→ Aim:
Skip the pictures and quote all of the lines exactly.
※
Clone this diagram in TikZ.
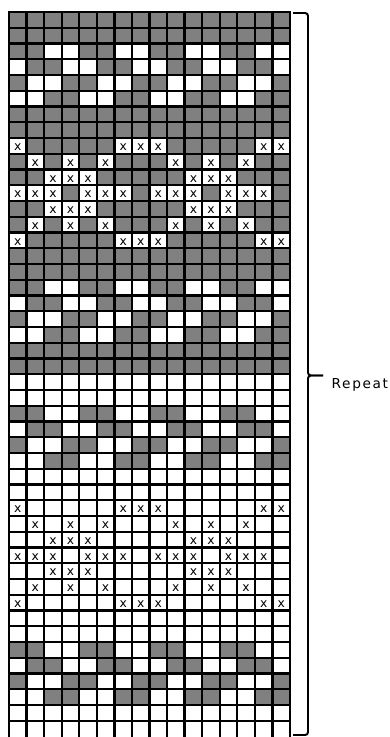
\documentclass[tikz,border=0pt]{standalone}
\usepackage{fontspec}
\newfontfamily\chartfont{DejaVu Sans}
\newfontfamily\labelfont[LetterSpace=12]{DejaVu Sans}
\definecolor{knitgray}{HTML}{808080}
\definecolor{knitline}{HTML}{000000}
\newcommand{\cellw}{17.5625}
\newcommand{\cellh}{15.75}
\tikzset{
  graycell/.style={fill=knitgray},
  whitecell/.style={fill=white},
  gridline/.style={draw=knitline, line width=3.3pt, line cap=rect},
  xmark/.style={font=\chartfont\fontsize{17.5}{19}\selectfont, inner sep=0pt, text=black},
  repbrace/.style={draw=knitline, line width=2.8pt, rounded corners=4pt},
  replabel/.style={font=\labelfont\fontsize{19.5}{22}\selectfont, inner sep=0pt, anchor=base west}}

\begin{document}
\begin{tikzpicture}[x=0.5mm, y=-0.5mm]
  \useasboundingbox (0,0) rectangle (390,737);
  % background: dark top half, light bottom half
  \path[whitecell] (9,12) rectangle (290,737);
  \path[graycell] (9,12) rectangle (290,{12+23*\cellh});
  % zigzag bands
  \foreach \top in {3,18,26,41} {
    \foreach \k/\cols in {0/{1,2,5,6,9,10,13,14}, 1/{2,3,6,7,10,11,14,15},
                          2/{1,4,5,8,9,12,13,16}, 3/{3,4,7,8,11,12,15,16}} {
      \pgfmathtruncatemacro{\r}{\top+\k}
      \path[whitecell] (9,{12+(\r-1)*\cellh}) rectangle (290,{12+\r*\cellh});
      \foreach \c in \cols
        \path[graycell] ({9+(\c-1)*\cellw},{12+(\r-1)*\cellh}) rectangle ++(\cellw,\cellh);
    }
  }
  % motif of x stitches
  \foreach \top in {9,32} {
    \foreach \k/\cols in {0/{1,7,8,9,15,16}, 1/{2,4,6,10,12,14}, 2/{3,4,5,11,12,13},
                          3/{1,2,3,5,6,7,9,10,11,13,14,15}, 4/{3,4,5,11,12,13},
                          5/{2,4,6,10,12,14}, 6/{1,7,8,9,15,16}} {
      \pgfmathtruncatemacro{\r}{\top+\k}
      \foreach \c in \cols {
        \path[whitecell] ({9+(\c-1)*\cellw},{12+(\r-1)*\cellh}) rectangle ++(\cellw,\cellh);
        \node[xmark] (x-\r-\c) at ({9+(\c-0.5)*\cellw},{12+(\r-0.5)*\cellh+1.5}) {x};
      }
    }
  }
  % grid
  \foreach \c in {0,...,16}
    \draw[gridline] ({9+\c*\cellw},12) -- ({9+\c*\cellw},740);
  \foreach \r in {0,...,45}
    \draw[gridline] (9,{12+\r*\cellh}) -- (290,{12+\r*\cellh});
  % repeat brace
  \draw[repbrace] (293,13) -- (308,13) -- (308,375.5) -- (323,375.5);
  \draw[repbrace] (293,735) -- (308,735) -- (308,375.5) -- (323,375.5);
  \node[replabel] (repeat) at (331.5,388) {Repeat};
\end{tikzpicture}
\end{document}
※
→ Exercise response:
Clone this diagram in TikZ.
\documentclass[tikz,border=0pt]{standalone}
\usepackage{fontspec}
\newfontfamily\chartfont{DejaVu Sans}
\newfontfamily\labelfont[LetterSpace=12]{DejaVu Sans}
\definecolor{knitgray}{HTML}{808080}
\definecolor{knitline}{HTML}{000000}
\newcommand{\cellw}{17.5625}
\newcommand{\cellh}{15.75}
\tikzset{
  graycell/.style={fill=knitgray},
  whitecell/.style={fill=white},
  gridline/.style={draw=knitline, line width=3.3pt, line cap=rect},
  xmark/.style={font=\chartfont\fontsize{17.5}{19}\selectfont, inner sep=0pt, text=black},
  repbrace/.style={draw=knitline, line width=2.8pt, rounded corners=4pt},
  replabel/.style={font=\labelfont\fontsize{19.5}{22}\selectfont, inner sep=0pt, anchor=base west}}

\begin{document}
\begin{tikzpicture}[x=0.5mm, y=-0.5mm]
  \useasboundingbox (0,0) rectangle (390,737);
  % background: dark top half, light bottom half
  \path[whitecell] (9,12) rectangle (290,737);
  \path[graycell] (9,12) rectangle (290,{12+23*\cellh});
  % zigzag bands
  \foreach \top in {3,18,26,41} {
    \foreach \k/\cols in {0/{1,2,5,6,9,10,13,14}, 1/{2,3,6,7,10,11,14,15},
                          2/{1,4,5,8,9,12,13,16}, 3/{3,4,7,8,11,12,15,16}} {
      \pgfmathtruncatemacro{\r}{\top+\k}
      \path[whitecell] (9,{12+(\r-1)*\cellh}) rectangle (290,{12+\r*\cellh});
      \foreach \c in \cols
        \path[graycell] ({9+(\c-1)*\cellw},{12+(\r-1)*\cellh}) rectangle ++(\cellw,\cellh);
    }
  }
  % motif of x stitches
  \foreach \top in {9,32} {
    \foreach \k/\cols in {0/{1,7,8,9,15,16}, 1/{2,4,6,10,12,14}, 2/{3,4,5,11,12,13},
                          3/{1,2,3,5,6,7,9,10,11,13,14,15}, 4/{3,4,5,11,12,13},
                          5/{2,4,6,10,12,14}, 6/{1,7,8,9,15,16}} {
      \pgfmathtruncatemacro{\r}{\top+\k}
      \foreach \c in \cols {
        \path[whitecell] ({9+(\c-1)*\cellw},{12+(\r-1)*\cellh}) rectangle ++(\cellw,\cellh);
        \node[xmark] (x-\r-\c) at ({9+(\c-0.5)*\cellw},{12+(\r-0.5)*\cellh+1.5}) {x};
      }
    }
  }
  % grid
  \foreach \c in {0,...,16}
    \draw[gridline] ({9+\c*\cellw},12) -- ({9+\c*\cellw},740);
  \foreach \r in {0,...,45}
    \draw[gridline] (9,{12+\r*\cellh}) -- (290,{12+\r*\cellh});
  % repeat brace
  \draw[repbrace] (293,13) -- (308,13) -- (308,375.5) -- (323,375.5);
  \draw[repbrace] (293,735) -- (308,735) -- (308,375.5) -- (323,375.5);
  \node[replabel] (repeat) at (331.5,388) {Repeat};
\end{tikzpicture}
\end{document}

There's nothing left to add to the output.